Your task — Without the pictures, return exactly the lines from the one with "Recreate this image" through the one with "(pmsg) [box, minimum". Both end lines belong in the copy.

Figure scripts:

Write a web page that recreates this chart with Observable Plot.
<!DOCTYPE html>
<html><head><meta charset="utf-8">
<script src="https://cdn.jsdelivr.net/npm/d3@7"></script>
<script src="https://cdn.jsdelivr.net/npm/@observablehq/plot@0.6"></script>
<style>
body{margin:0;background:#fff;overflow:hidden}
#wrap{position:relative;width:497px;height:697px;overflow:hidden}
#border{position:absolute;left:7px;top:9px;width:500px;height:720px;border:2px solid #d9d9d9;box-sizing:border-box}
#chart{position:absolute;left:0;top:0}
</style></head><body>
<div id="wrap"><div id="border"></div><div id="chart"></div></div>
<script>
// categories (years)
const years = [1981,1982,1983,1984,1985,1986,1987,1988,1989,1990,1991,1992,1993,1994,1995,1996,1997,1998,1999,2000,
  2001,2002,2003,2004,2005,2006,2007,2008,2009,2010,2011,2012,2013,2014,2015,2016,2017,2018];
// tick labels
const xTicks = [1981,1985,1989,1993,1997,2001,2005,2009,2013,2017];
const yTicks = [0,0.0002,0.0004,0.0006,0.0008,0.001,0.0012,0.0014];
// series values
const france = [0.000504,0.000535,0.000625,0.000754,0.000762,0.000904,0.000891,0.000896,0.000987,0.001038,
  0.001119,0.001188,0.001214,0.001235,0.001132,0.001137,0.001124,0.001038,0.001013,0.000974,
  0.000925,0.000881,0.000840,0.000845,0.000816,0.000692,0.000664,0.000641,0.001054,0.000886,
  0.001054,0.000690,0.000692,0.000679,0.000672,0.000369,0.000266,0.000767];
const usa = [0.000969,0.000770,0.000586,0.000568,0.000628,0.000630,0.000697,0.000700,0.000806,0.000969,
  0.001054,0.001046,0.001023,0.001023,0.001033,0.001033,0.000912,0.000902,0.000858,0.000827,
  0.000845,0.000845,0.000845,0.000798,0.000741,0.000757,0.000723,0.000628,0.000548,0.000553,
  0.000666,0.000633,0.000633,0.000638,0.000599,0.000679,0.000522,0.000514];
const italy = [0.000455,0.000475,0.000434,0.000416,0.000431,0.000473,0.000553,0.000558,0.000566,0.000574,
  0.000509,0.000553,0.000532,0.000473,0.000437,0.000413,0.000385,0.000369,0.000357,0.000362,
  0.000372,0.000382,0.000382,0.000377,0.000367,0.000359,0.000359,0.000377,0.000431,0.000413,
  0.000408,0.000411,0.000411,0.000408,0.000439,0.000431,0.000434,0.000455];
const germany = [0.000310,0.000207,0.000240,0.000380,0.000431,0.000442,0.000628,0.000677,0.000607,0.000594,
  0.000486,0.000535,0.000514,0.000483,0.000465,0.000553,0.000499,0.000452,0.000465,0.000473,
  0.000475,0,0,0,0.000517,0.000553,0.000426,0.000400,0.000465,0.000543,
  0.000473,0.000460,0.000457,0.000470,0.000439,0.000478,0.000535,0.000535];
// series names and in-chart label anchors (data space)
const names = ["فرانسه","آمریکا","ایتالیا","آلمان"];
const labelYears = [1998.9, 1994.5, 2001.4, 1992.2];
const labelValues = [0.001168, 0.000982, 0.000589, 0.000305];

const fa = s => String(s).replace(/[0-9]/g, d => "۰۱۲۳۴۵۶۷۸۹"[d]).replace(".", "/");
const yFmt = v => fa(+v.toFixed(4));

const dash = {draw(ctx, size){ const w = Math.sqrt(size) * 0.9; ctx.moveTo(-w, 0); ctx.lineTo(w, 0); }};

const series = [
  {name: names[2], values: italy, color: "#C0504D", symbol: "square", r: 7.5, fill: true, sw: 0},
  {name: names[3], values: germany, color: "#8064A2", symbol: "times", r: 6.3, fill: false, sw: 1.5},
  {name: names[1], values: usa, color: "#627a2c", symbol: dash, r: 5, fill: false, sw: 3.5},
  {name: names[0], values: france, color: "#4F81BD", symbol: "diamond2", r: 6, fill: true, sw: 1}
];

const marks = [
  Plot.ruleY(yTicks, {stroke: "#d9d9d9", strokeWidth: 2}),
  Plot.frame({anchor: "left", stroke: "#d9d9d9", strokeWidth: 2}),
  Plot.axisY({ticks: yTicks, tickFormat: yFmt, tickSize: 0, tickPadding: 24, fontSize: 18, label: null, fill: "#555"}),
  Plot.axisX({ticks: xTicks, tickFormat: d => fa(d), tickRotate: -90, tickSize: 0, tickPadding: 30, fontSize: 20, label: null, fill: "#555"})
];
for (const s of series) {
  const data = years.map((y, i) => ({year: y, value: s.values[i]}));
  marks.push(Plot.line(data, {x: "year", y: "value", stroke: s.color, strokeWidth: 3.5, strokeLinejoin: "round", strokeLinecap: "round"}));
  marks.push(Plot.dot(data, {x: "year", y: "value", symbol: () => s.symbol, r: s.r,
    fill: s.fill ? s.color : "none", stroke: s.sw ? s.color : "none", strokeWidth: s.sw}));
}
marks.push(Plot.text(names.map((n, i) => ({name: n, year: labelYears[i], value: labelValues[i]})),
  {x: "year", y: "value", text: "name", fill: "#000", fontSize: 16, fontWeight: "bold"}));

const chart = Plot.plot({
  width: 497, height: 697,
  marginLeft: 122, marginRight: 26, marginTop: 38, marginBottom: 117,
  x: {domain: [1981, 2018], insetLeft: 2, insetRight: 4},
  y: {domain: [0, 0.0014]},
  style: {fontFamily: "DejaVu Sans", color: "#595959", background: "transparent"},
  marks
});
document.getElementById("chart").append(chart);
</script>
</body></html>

* * *

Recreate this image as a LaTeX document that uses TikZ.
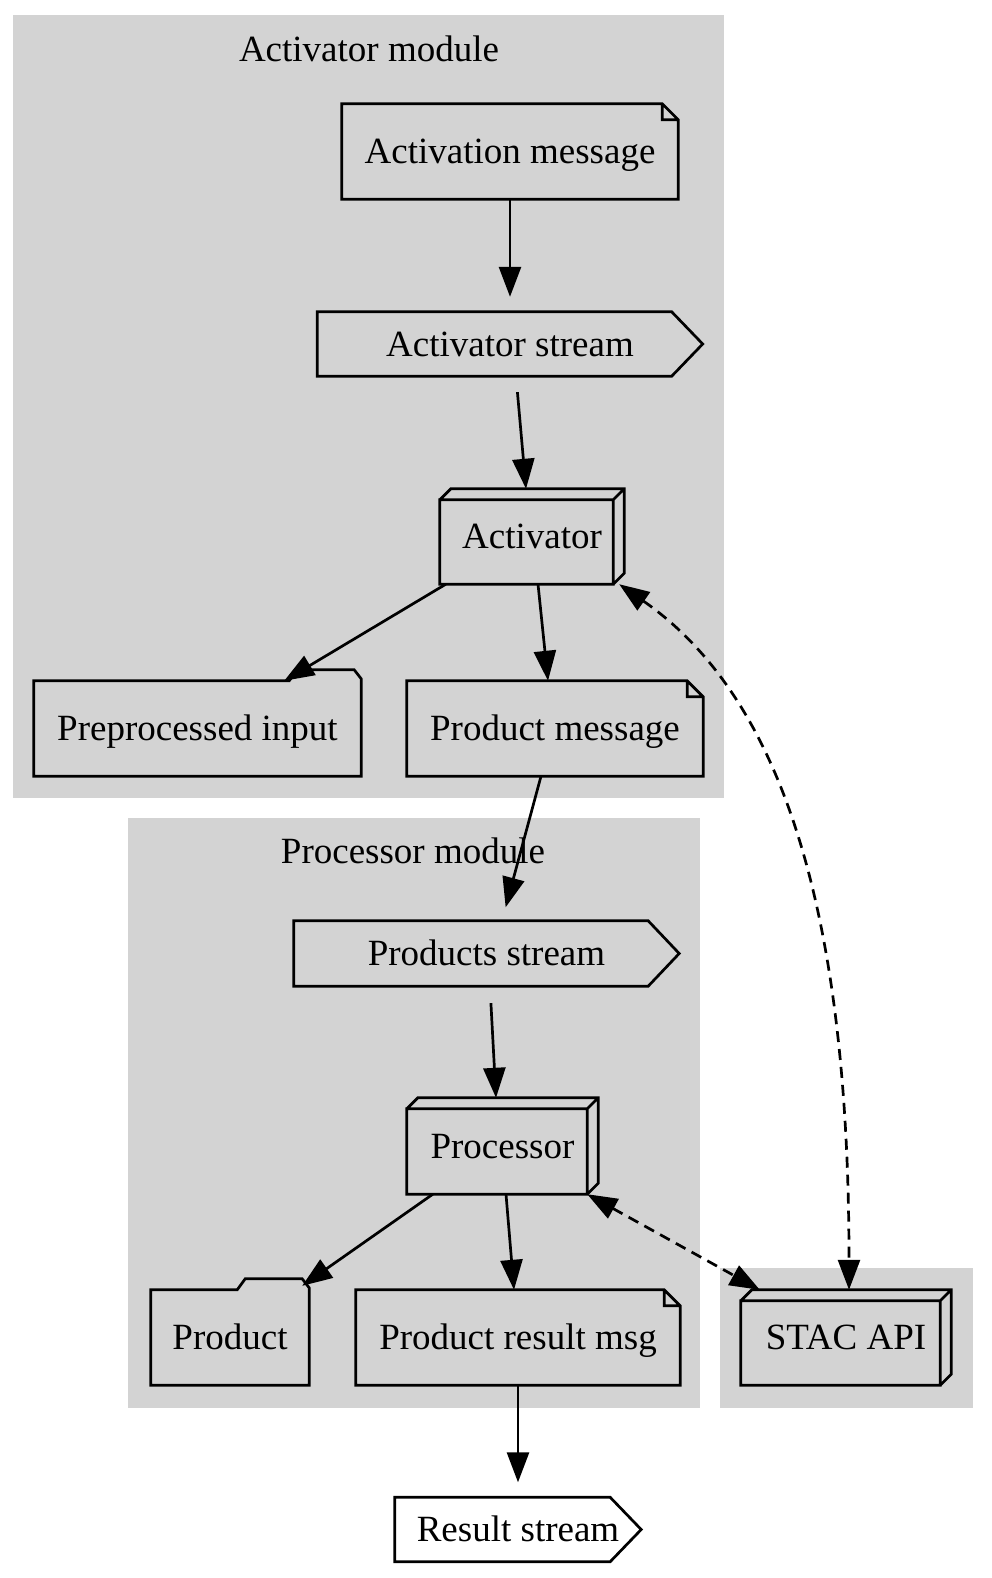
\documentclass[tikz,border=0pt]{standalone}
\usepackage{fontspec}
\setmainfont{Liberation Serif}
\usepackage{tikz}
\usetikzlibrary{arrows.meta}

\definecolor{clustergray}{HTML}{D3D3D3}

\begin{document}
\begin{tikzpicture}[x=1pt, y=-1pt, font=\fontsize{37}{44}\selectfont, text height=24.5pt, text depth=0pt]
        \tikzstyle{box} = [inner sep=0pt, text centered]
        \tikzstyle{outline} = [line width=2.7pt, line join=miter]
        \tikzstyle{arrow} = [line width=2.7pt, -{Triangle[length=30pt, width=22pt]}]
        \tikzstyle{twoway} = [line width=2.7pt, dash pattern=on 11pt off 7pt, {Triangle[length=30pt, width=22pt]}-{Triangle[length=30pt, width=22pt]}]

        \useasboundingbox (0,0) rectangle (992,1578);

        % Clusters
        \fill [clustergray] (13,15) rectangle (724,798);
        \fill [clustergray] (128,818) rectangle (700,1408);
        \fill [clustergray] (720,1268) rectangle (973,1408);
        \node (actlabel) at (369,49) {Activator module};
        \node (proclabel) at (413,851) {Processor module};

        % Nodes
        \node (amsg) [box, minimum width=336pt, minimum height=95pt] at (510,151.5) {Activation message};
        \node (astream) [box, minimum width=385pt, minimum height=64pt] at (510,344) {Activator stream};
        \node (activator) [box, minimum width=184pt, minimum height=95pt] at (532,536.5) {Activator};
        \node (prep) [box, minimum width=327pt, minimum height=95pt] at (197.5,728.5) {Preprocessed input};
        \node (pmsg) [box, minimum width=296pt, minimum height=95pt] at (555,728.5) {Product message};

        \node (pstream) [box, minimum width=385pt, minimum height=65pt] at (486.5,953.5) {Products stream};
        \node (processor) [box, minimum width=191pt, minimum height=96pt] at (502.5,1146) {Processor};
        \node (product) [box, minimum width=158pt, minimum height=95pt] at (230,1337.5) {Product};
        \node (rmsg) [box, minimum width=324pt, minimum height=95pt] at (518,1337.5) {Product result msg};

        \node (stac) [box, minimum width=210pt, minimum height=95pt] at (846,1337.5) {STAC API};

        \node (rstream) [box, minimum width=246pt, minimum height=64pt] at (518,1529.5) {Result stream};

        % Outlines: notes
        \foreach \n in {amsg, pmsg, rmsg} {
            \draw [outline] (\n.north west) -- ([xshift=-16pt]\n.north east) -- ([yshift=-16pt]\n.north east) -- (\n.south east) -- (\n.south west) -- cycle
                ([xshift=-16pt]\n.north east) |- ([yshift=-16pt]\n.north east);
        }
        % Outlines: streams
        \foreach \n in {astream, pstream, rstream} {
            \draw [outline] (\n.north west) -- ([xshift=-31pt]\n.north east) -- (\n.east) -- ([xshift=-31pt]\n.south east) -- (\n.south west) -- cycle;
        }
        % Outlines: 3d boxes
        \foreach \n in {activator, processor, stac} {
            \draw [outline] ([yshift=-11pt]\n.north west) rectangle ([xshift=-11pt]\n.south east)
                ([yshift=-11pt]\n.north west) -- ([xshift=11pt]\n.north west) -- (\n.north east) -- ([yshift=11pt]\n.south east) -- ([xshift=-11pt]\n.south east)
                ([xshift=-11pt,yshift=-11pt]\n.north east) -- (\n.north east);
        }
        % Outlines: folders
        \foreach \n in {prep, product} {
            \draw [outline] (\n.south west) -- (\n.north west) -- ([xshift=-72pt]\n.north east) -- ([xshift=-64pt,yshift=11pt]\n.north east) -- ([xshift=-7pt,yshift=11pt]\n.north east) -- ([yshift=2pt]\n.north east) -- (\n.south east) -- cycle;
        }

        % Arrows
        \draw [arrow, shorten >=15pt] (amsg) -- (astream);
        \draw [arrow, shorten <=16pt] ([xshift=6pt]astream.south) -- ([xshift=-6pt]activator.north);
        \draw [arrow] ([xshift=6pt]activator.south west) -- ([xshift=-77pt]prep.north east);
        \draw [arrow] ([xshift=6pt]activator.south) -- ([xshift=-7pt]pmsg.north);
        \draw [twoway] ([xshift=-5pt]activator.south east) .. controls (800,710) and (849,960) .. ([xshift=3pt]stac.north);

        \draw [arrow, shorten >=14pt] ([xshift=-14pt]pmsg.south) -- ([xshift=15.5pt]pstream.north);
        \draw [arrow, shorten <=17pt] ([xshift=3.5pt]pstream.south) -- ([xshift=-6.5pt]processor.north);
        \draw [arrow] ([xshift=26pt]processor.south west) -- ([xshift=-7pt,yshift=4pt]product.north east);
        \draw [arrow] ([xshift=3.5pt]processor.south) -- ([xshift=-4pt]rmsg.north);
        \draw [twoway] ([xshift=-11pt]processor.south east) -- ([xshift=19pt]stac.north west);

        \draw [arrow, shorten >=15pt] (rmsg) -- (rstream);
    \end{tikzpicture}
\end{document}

The solution —
Recreate this image as a LaTeX document that uses TikZ.
\documentclass[tikz,border=0pt]{standalone}
\usepackage{fontspec}
\setmainfont{Liberation Serif}
\usepackage{tikz}
\usetikzlibrary{arrows.meta}

\definecolor{clustergray}{HTML}{D3D3D3}

\begin{document}
\begin{tikzpicture}[x=1pt, y=-1pt, font=\fontsize{37}{44}\selectfont, text height=24.5pt, text depth=0pt]
        \tikzstyle{box} = [inner sep=0pt, text centered]
        \tikzstyle{outline} = [line width=2.7pt, line join=miter]
        \tikzstyle{arrow} = [line width=2.7pt, -{Triangle[length=30pt, width=22pt]}]
        \tikzstyle{twoway} = [line width=2.7pt, dash pattern=on 11pt off 7pt, {Triangle[length=30pt, width=22pt]}-{Triangle[length=30pt, width=22pt]}]

        \useasboundingbox (0,0) rectangle (992,1578);

        % Clusters
        \fill [clustergray] (13,15) rectangle (724,798);
        \fill [clustergray] (128,818) rectangle (700,1408);
        \fill [clustergray] (720,1268) rectangle (973,1408);
        \node (actlabel) at (369,49) {Activator module};
        \node (proclabel) at (413,851) {Processor module};

        % Nodes
        \node (amsg) [box, minimum width=336pt, minimum height=95pt] at (510,151.5) {Activation message};
        \node (astream) [box, minimum width=385pt, minimum height=64pt] at (510,344) {Activator stream};
        \node (activator) [box, minimum width=184pt, minimum height=95pt] at (532,536.5) {Activator};
        \node (prep) [box, minimum width=327pt, minimum height=95pt] at (197.5,728.5) {Preprocessed input};
        \node (pmsg) [box, minimum width=296pt, minimum height=95pt] at (555,728.5) {Product message};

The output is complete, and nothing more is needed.